• [WHAT YOU WILL DO] Write out all the lines again, precisely as they stand, but without the images.

• [MATERIAL]
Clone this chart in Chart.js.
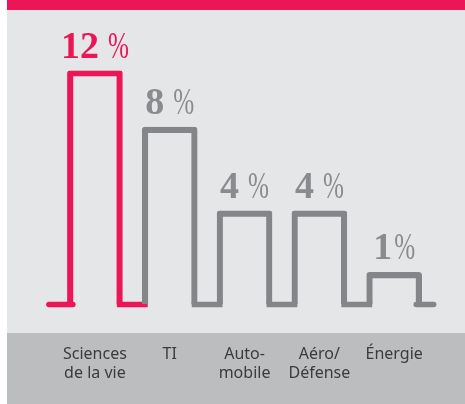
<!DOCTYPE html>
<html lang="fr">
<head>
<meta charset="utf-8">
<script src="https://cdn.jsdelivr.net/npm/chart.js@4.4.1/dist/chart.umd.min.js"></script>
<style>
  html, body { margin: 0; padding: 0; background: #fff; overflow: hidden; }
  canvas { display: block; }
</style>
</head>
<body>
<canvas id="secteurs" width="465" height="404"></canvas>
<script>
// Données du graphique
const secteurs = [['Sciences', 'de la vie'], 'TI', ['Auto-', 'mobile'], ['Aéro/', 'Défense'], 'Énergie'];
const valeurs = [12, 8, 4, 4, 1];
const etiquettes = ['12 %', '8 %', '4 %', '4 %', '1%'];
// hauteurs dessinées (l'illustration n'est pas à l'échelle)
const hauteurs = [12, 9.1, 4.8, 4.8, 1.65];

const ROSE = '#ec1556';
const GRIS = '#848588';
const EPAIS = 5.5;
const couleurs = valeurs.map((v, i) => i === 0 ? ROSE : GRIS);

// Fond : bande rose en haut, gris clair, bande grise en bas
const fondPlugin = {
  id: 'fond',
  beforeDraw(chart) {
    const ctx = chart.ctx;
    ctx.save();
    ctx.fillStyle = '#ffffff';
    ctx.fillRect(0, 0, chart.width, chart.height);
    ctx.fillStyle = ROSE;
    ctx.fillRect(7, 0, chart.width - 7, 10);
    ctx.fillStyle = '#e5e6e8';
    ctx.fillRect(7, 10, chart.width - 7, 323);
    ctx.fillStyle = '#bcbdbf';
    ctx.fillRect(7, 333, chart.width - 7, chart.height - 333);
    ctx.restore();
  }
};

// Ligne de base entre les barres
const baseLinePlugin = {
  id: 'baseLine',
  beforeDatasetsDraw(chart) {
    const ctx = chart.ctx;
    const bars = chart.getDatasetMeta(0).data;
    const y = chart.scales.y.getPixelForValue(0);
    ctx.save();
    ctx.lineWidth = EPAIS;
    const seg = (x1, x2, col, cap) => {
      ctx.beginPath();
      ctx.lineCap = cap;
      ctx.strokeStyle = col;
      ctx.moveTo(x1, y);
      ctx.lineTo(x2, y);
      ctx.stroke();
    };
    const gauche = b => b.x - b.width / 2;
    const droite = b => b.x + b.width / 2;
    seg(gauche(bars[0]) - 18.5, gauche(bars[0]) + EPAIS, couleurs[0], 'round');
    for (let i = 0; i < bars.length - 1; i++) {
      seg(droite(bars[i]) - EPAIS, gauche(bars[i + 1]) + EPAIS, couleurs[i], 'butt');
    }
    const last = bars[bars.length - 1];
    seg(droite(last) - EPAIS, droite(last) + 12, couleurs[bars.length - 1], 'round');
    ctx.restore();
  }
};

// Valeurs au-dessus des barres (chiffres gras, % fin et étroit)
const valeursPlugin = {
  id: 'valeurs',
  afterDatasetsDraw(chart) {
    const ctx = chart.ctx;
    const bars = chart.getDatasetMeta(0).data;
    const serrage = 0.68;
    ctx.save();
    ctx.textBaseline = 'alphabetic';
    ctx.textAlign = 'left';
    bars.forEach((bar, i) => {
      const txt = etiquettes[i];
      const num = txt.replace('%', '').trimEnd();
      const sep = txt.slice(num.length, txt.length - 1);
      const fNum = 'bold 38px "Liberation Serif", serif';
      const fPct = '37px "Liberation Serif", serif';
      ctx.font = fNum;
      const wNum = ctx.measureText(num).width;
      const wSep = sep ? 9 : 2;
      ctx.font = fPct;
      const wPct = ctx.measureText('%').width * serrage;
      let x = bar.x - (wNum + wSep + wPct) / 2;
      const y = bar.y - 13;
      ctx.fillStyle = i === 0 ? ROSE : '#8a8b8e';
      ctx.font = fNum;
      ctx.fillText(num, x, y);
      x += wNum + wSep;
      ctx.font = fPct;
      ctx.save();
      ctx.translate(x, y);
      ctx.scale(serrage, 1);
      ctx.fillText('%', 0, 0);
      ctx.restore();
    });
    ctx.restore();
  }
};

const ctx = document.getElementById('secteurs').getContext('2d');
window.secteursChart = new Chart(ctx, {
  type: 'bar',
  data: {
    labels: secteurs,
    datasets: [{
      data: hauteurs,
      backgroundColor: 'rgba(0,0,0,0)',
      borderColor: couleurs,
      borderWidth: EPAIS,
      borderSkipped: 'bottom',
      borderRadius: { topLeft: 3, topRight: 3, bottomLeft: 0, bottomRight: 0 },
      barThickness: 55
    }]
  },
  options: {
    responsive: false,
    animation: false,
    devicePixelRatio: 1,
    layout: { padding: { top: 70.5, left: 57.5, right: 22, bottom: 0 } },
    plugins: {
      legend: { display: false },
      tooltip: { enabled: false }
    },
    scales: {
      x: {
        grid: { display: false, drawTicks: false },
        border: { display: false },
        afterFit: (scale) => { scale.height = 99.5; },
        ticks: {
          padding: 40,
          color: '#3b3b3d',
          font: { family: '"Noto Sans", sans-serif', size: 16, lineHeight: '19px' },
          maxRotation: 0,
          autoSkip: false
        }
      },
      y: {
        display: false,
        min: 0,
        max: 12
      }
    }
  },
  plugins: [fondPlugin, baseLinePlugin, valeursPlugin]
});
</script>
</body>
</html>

• [EXERCISE SOLUTION]
Clone this chart in Chart.js.
<!DOCTYPE html>
<html lang="fr">
<head>
<meta charset="utf-8">
<script src="https://cdn.jsdelivr.net/npm/chart.js@4.4.1/dist/chart.umd.min.js"></script>
<style>
  html, body { margin: 0; padding: 0; background: #fff; overflow: hidden; }
  canvas { display: block; }
</style>
</head>
<body>
<canvas id="secteurs" width="465" height="404"></canvas>
<script>
// Données du graphique
const secteurs = [['Sciences', 'de la vie'], 'TI', ['Auto-', 'mobile'], ['Aéro/', 'Défense'], 'Énergie'];
const valeurs = [12, 8, 4, 4, 1];
const etiquettes = ['12 %', '8 %', '4 %', '4 %', '1%'];
// hauteurs dessinées (l'illustration n'est pas à l'échelle)
const hauteurs = [12, 9.1, 4.8, 4.8, 1.65];

const ROSE = '#ec1556';
const GRIS = '#848588';
const EPAIS = 5.5;
const couleurs = valeurs.map((v, i) => i === 0 ? ROSE : GRIS);

// Fond : bande rose en haut, gris clair, bande grise en bas
const fondPlugin = {
  id: 'fond',
  beforeDraw(chart) {
    const ctx = chart.ctx;
    ctx.save();
    ctx.fillStyle = '#ffffff';
    ctx.fillRect(0, 0, chart.width, chart.height);
    ctx.fillStyle = ROSE;
    ctx.fillRect(7, 0, chart.width - 7, 10);
    ctx.fillStyle = '#e5e6e8';
    ctx.fillRect(7, 10, chart.width - 7, 323);
    ctx.fillStyle = '#bcbdbf';
    ctx.fillRect(7, 333, chart.width - 7, chart.height - 333);
    ctx.restore();
  }
};

// Ligne de base entre les barres
const baseLinePlugin = {
  id: 'baseLine',
  beforeDatasetsDraw(chart) {
    const ctx = chart.ctx;
    const bars = chart.getDatasetMeta(0).data;
    const y = chart.scales.y.getPixelForValue(0);
    ctx.save();
    ctx.lineWidth = EPAIS;
    const seg = (x1, x2, col, cap) => {
      ctx.beginPath();
      ctx.lineCap = cap;
      ctx.strokeStyle = col;
      ctx.moveTo(x1, y);
      ctx.lineTo(x2, y);
      ctx.stroke();
    };
    const gauche = b => b.x - b.width / 2;
    const droite = b => b.x + b.width / 2;
    seg(gauche(bars[0]) - 18.5, gauche(bars[0]) + EPAIS, couleurs[0], 'round');
    for (let i = 0; i < bars.length - 1; i++) {
      seg(droite(bars[i]) - EPAIS, gauche(bars[i + 1]) + EPAIS, couleurs[i], 'butt');
    }
    const last = bars[bars.length - 1];
    seg(droite(last) - EPAIS, droite(last) + 12, couleurs[bars.length - 1], 'round');
    ctx.restore();
  }
};

// Valeurs au-dessus des barres (chiffres gras, % fin et étroit)
const valeursPlugin = {
  id: 'valeurs',
  afterDatasetsDraw(chart) {
    const ctx = chart.ctx;
    const bars = chart.getDatasetMeta(0).data;
    const serrage = 0.68;
    ctx.save();
    ctx.textBaseline = 'alphabetic';
    ctx.textAlign = 'left';
    bars.forEach((bar, i) => {
      const txt = etiquettes[i];
      const num = txt.replace('%', '').trimEnd();
      const sep = txt.slice(num.length, txt.length - 1);
      const fNum = 'bold 38px "Liberation Serif", serif';
      const fPct = '37px "Liberation Serif", serif';
      ctx.font = fNum;
      const wNum = ctx.measureText(num).width;
      const wSep = sep ? 9 : 2;
      ctx.font = fPct;
      const wPct = ctx.measureText('%').width * serrage;
      let x = bar.x - (wNum + wSep + wPct) / 2;
      const y = bar.y - 13;
      ctx.fillStyle = i === 0 ? ROSE : '#8a8b8e';
      ctx.font = fNum;
      ctx.fillText(num, x, y);
      x += wNum + wSep;
      ctx.font = fPct;
      ctx.save();
      ctx.translate(x, y);
      ctx.scale(serrage, 1);
      ctx.fillText('%', 0, 0);
      ctx.restore();
    });
    ctx.restore();
  }
};

const ctx = document.getElementById('secteurs').getContext('2d');
window.secteursChart = new Chart(ctx, {
  type: 'bar',
  data: {
    labels: secteurs,
    datasets: [{
      data: hauteurs,
      backgroundColor: 'rgba(0,0,0,0)',
      borderColor: couleurs,
      borderWidth: EPAIS,
      borderSkipped: 'bottom',
      borderRadius: { topLeft: 3, topRight: 3, bottomLeft: 0, bottomRight: 0 },
      barThickness: 55
    }]
  },
  options: {
    responsive: false,
    animation: false,
    devicePixelRatio: 1,
    layout: { padding: { top: 70.5, left: 57.5, right: 22, bottom: 0 } },
    plugins: {
      legend: { display: false },
      tooltip: { enabled: false }
    },
    scales: {
      x: {
        grid: { display: false, drawTicks: false },
        border: { display: false },
        afterFit: (scale) => { scale.height = 99.5; },
        ticks: {
          padding: 40,
          color: '#3b3b3d',
          font: { family: '"Noto Sans", sans-serif', size: 16, lineHeight: '19px' },
          maxRotation: 0,
          autoSkip: false
        }
      },
      y: {
        display: false,
        min: 0,
        max: 12
      }
    }
  },
  plugins: [fondPlugin, baseLinePlugin, valeursPlugin]
});
</script>
</body>
</html>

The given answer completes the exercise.